We live in a digital world where life’s big moments are shared on Instagram, day-to-day updates are posted on Twitter, and friends are added on Facebook. Also, apps such as Tinder and Bumble have changed the way we date. A constant online presence has made it difficult to have relationships offline.
Take lawyer Sanjay Kumar’s case. The 25-year-old says he starts the day by reading the latest updates on social media, while his favourite way to unwind at night is by chatting with friends. “I don’t remember the last time I had a conversation with my family at home. Even during dinner, we are all on our gizmos, including my parents. I know what is happening in my family because of posts on social media. But, we don’t talk much in real life despite sharing a house,” he says.
These days, thanks to the Internet, relationships develop and thrive on the basis of posts and tweets, a change in status, or by sending and receiving a text. Little is being done to build a bond the traditional way –– whether it is when you meet someone new or manage an existing relationship. Also, the pressure to get online is immense. The number of friends or followers one has on social media acts as an ego boost and, at times, determines one’s offline popularity too. While youngsters feel the maximum pressure, even older generations succumb and create a Facebook or Twitter account, or download apps such as WhatsApp and Instagram, to feel connected with the younger members of the family. And when one can make and break relationships, or deal with existing ones, with just a post, bonds in the real world seem avoidable.

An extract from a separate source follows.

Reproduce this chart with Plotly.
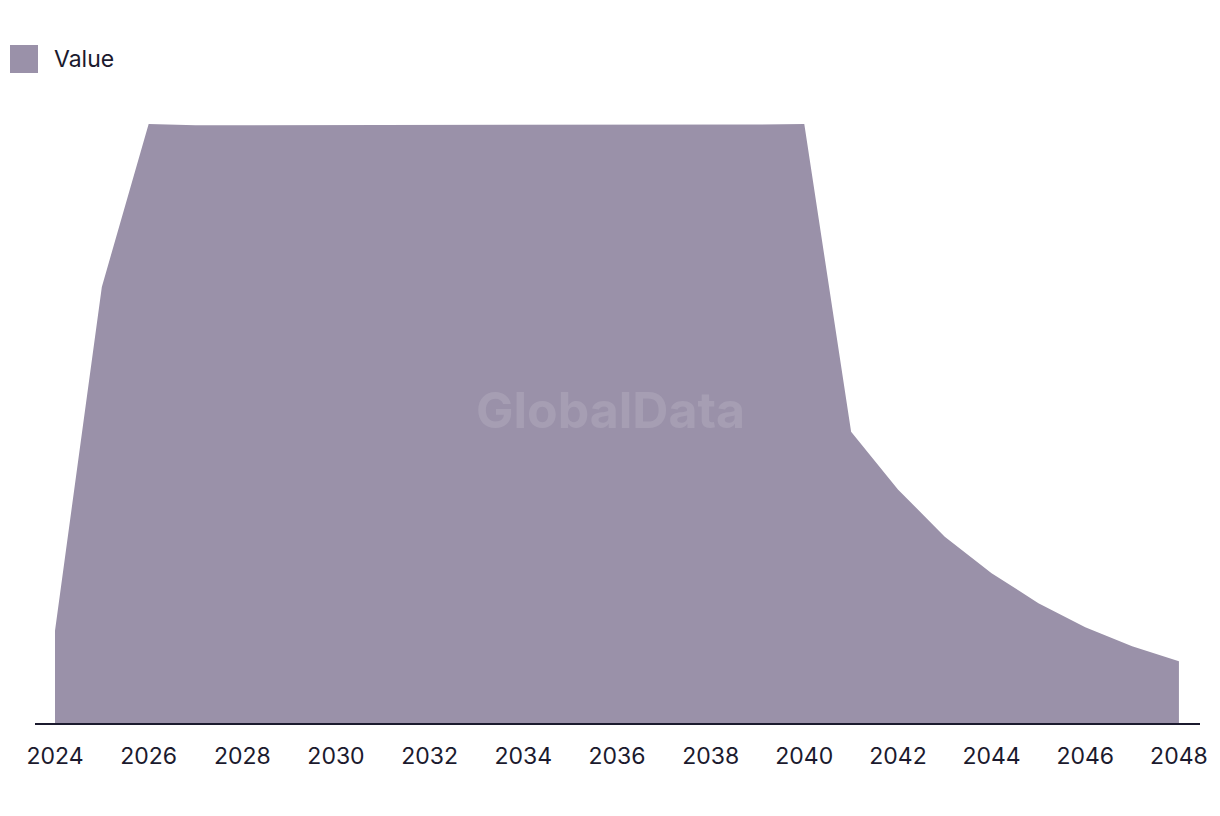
import plotly.graph_objects as go

years = list(range(2024, 2049))
values = [15.4, 72.8, 100.0, 99.8, 99.8, 99.8, 99.8, 99.8, 99.8, 99.8, 99.8, 99.8, 99.8,
          99.8, 99.8, 99.9, 100.0, 48.6, 39.0, 31.1, 25.0, 20.0, 16.0, 12.8, 10.3]
tick_years = list(range(2024, 2049, 2))
series_name = "Value"

fill_color = "#9a91a9"
text_color = "#1b1a2e"
font_family = "Inter, Roboto, sans-serif"

fig = go.Figure()
fig.add_trace(go.Scatter(
    x=years, y=values, mode="lines", fill="tozeroy",
    line=dict(width=0, color=fill_color), fillcolor=fill_color,
    name=series_name, showlegend=False, hoverinfo="x+y",
))

fig.update_layout(
    width=1220, height=816,
    margin=dict(l=35, r=20, t=100, b=93),
    paper_bgcolor="white", plot_bgcolor="white",
    font=dict(family=font_family, color=text_color, size=22),
    xaxis=dict(range=[2023.573, 2048.45], tickmode="array", tickvals=tick_years,
               ticktext=[str(y) for y in tick_years], showgrid=False, zeroline=False,
               showline=True, linecolor=text_color, linewidth=2, ticks="",
               tickfont=dict(size=23, color=text_color), ticklabelstandoff=11),
    yaxis=dict(range=[0, 104.0], visible=False, showgrid=False, zeroline=False),
    showlegend=False,
)

# Legend swatch and label
fig.add_shape(type="rect", xref="paper", yref="paper",
              x0=-25/1165, x1=3/1165, y0=(816-93-73)/623, y1=(816-93-45)/623,
              fillcolor=fill_color, line=dict(width=0))
fig.add_annotation(text=series_name, xref="paper", yref="paper",
                   x=17/1165, y=(816-93-59)/623, xanchor="left", yanchor="middle",
                   showarrow=False, font=dict(size=23, color=text_color))

# Watermark
fig.add_annotation(text="<b>GlobalData</b>", xref="paper", yref="paper",
                   x=(610-35)/1165, y=(723-410)/623, showarrow=False,
                   font=dict(size=50, color="rgba(255,255,255,0.12)",
                             family="Inter, Roboto, sans-serif"))

fig.write_html("out.html")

Clinical psychologist Varsha Vartak admits that the more time one spends online, the less time one gets to spend with people. This leads to a huge communication gap, leading to poor interpersonal relationships. “So, handling the complexities of real relationships — be it friends, a spouse, or even parents and siblings — may seem difficult,” she says. Dr Kersi Chavda, consultant in psychiatric medicine, adds, “Friendships and relationships made on social media can be put on hold. A person communicates only when he or she has the time or the inclination. When more and more time is spent online, face-to-face relationships and interactions suffer. After all, actual people are more difficult to deal with. They fight and can become irritable. On the net, however, most people put their best faces forward.”
Dealing with it
Not surprising then, to counter this trend, according to a survey released by Ofcom in August, one in three Britons is choosing to undergo a “digital detox” to focus on their work and relationships. A majority said their digital obsession negatively affected their offline lives: nearly half said they had ignored household chores and put off sleep as a result of spending too much time online, while a third felt they had neglected family and friends for their devices.
Apart from opting for a digital detox, experts also suggest that people should be realistic about relationships in the real and the virtual world. While there is no harm in having a strong digital presence, one needs to make time for family, siblings, a spouse or friends, and stop taking them for granted. “Talking and face-to-face interactions with your loved ones are also important to have a good mental and physical health,” says Vartak. Taking a break from gizmos for at least 30 minutes daily is also recommended. Subhash Karnik, clinical psychologist, says, “The aim is to have a balance in life. Technology is a big part of our lives. What we need to ensure is that it doesn’t become our whole life. The repercussions of that could range from loneliness and low self-esteem to overdependence on technology and even Internet addiction.”
‘My relationships have fallen apart’
It began innocently. I’d go online to check emails and to chat. I enjoyed being on forums, discussing topics of interest with like-minded people from across the world. It felt great making new connections that went beyond my immediate circle of friends and colleagues. Soon, I was spending more time online. I began skipping office parties, invitations to family get-togethers were ignored and night outs with friends were ditched. Now, my relationships have fallen apart. My health has also been affected. I have gained weight by staying at home all the time, I sleep less as I am spending time online and I have lost the ability to hold conversations in the real world. This is taking a toll on my professional life. I am seeking help, but I never knew things would go so bad so soon.